The activity around the implementation of the Affordable Care Act and the initiation of federal and state insurance exchanges has seemed to stimulate much interest in private insurance exchanges, in all of their various forms. While some may praise the private sector for coming to the fore, we should take a closer look at what this means for patients.
Perhaps the greatest concern is the fact that this Aon survey shows that about 33 percent of employers will be eliminating their own health benefit programs within the next three to five years and start sending their employees to private exchanges to shop for their plans. This gives their employees greater choices in health care coverage, so why should we be concerned?
By providing their employees with what amounts to a voucher, employers are able to control their future health benefit costs by limiting the rate at which the value of the voucher increases. As health care costs continue to increase at rates greater than inflation, the employees will have to bear the additional costs, either through higher premiums or through further cost sharing and limitations in benefits offered by the plans.
This extends the national trend of converting employee benefit programs from defined benefit to defined contribution programs in which both risk and higher costs are shifted from employers to employees. The nation’s workforce is being left behind while the productivity gains are now all going to the top.
eHealth is the largest private insurance exchange, and many are now turning to it to purchase their plans now required by the individual mandate, but there is an important difference between the public and private exchanges. Most people purchasing plans in the federal and state exchanges are purchasing silver plans to qualify for the government cost-sharing subsidies – subsidies which are not provided for bronze plans. But what are people purchasing in the private exchanges?
Silver plans have an actuarial value of 70 percent, leaving 30 percent of costs to be paid by the patient (though adjusted down for credits and out-of-pocket caps, but up for out-of-network care). Bronze plans have an actuarial value of only 60 percent, but these are the plans selected by those shopping the eHealth market simply because they are the cheapest (i.e., they have the lowest premiums). So the concern about the surge in eHealth sales is that far too many individuals will be underinsured – having a plan that will leave them with excessive medical debt should they need significant amounts of health care.
Another form of private exchanges is represented by Towers Watson’s OneExchange – the largest private Medicare exchange – which has found a great market created by employers’ termination of employee retirement health benefit programs. Employers can now send their over-65 retirees to OneExchange where they can select from a variety of Medigap, Medicare Advantage and Part D Medicare drug plans. If you go to their website (link above) you will find that most Medigap plans charge a significant premium whereas most of the Medicare Advantage plans have no premium at all.
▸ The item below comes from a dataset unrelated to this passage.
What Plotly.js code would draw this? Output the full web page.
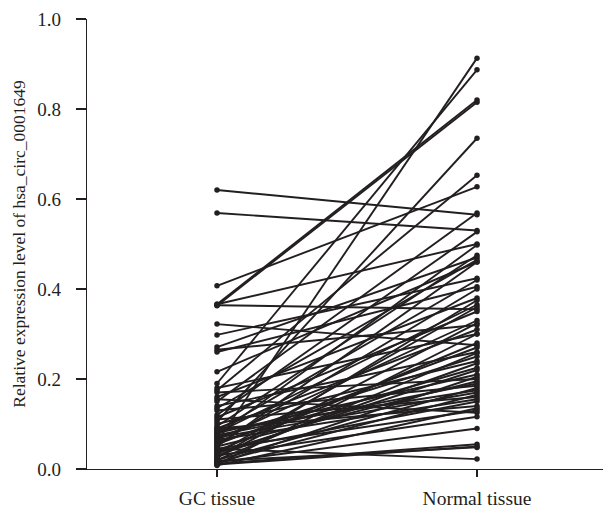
<!DOCTYPE html>
<html>
<head>
<meta charset="utf-8">
<script src="https://cdn.plot.ly/plotly-3.0.1.min.js"></script>
<style>html,body{margin:0;padding:0;background:#fff;}</style>
</head>
<body>
<div id="chart" style="width:603px;height:509px;"></div>
<script>
var categories = ["GC tissue", "Normal tissue"];
var gcValues = [0.620,0.569,0.407,0.366,0.363,0.366,0.364,0.322,0.298,0.271,0.265,0.260,0.216,0.190,0.180,0.175,0.170,0.160,0.155,0.150,0.140,0.135,0.130,0.120,0.115,0.110,0.105,0.100,0.095,0.090,0.090,0.085,0.080,0.080,0.075,0.070,0.070,0.065,0.060,0.060,0.055,0.050,0.050,0.045,0.040,0.040,0.035,0.030,0.030,0.025,0.020,0.020,0.015,0.012,0.010,0.010,0.008,0.015,0.025,0.035,0.045,0.055,0.065,0.075,0.085,0.012,0.018];
var normalValues = [0.565,0.530,0.627,0.820,0.815,0.500,0.355,0.275,0.424,0.470,0.320,0.405,0.460,0.887,0.300,0.653,0.200,0.380,0.125,0.569,0.260,0.465,0.185,0.527,0.350,0.160,0.735,0.240,0.475,0.310,0.140,0.420,0.210,0.365,0.498,0.250,0.170,0.330,0.913,0.225,0.400,0.195,0.460,0.022,0.280,0.150,0.360,0.235,0.116,0.324,0.258,0.180,0.090,0.205,0.050,0.300,0.135,0.165,0.375,0.220,0.130,0.270,0.155,0.190,0.175,0.055,0.048];
var yTickVals = [0, 0.2, 0.4, 0.6, 0.8, 1.0];
var yTitle = "Relative expression level of hsa_circ_0001649";

var xs = [], ys = [];
for (var i = 0; i < gcValues.length; i++) {
  xs.push(0, 1, null);
  ys.push(gcValues[i], normalValues[i], null);
}
var ink = '#231f20';
var trace = {
  x: xs, y: ys, type: 'scatter', mode: 'lines+markers',
  connectgaps: false, cliponaxis: false,
  line: {color: ink, width: 1.9},
  marker: {color: ink, size: 5.5},
  hoverinfo: 'skip', showlegend: false
};
var fontFam = '"Liberation Serif", "DejaVu Serif", serif';
var layout = {
  width: 603, height: 509,
  margin: {l: 87, r: 0, t: 19, b: 40},
  paper_bgcolor: '#fff', plot_bgcolor: '#fff',
  font: {family: fontFam, size: 18, color: ink},
  xaxis: {
    range: [-0.5, 1.4846], tickvals: [0, 1], ticktext: categories,
    showline: true, linecolor: ink, linewidth: 1.2,
    ticks: 'outside', ticklen: 7, tickwidth: 1.5, tickcolor: ink,
    ticklabelstandoff: 4,
    showgrid: false, zeroline: false,
    tickfont: {family: fontFam, size: 19.5, color: ink}
  },
  yaxis: {
    range: [0, 1], tickvals: yTickVals, tickformat: '.1f',
    showline: true, linecolor: ink, linewidth: 1.2,
    ticks: 'outside', ticklen: 10, tickwidth: 1.5, tickcolor: ink,
    ticklabelstandoff: 11,
    showgrid: false, zeroline: false,
    tickfont: {family: fontFam, size: 19, color: ink},
    title: {text: yTitle, font: {family: fontFam, size: 17.5, color: ink}, standoff: 7}
  }
};
Plotly.newPlot('chart', [trace], layout, {displayModeBar: false, staticPlot: true});
</script>
</body>
</html>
Just as eHaelth shoppers buy the cheapest plans, no doubt the Medicare shoppers on the private Medicare exchanges will buy the cheapest plans as well – forgoing traditional Medicare and buying the private Medicare Advantage plans instead. Privatization of Medicare marches on.
So these various private exchanges are shifting us to defined contributions, to lower actuarial value plans with greater exposure to health costs, to privatization of Medicare, and to compounding the great divide between the few super-wealthy and the rest of us. This is what we want out of the private market!?
When you think about it, all of this is because we continue to insist that we have a health care financing system in which each individual is shoved into a slot with a given insurance program – a system that has proven to be so expensive and complex that the sources of the funds to pay for health care are looking for ways out. They are taking what deceptively appear to be the cheapest exits when, in reality, total costs just keep going up.
How about getting rid of the concept of a separate plan for each individual. It would be less wasteful, far less complex, and would provide us with much greater value if we had just one comprehensive plan for everyone – an improved Medicare for all. And it would actually work.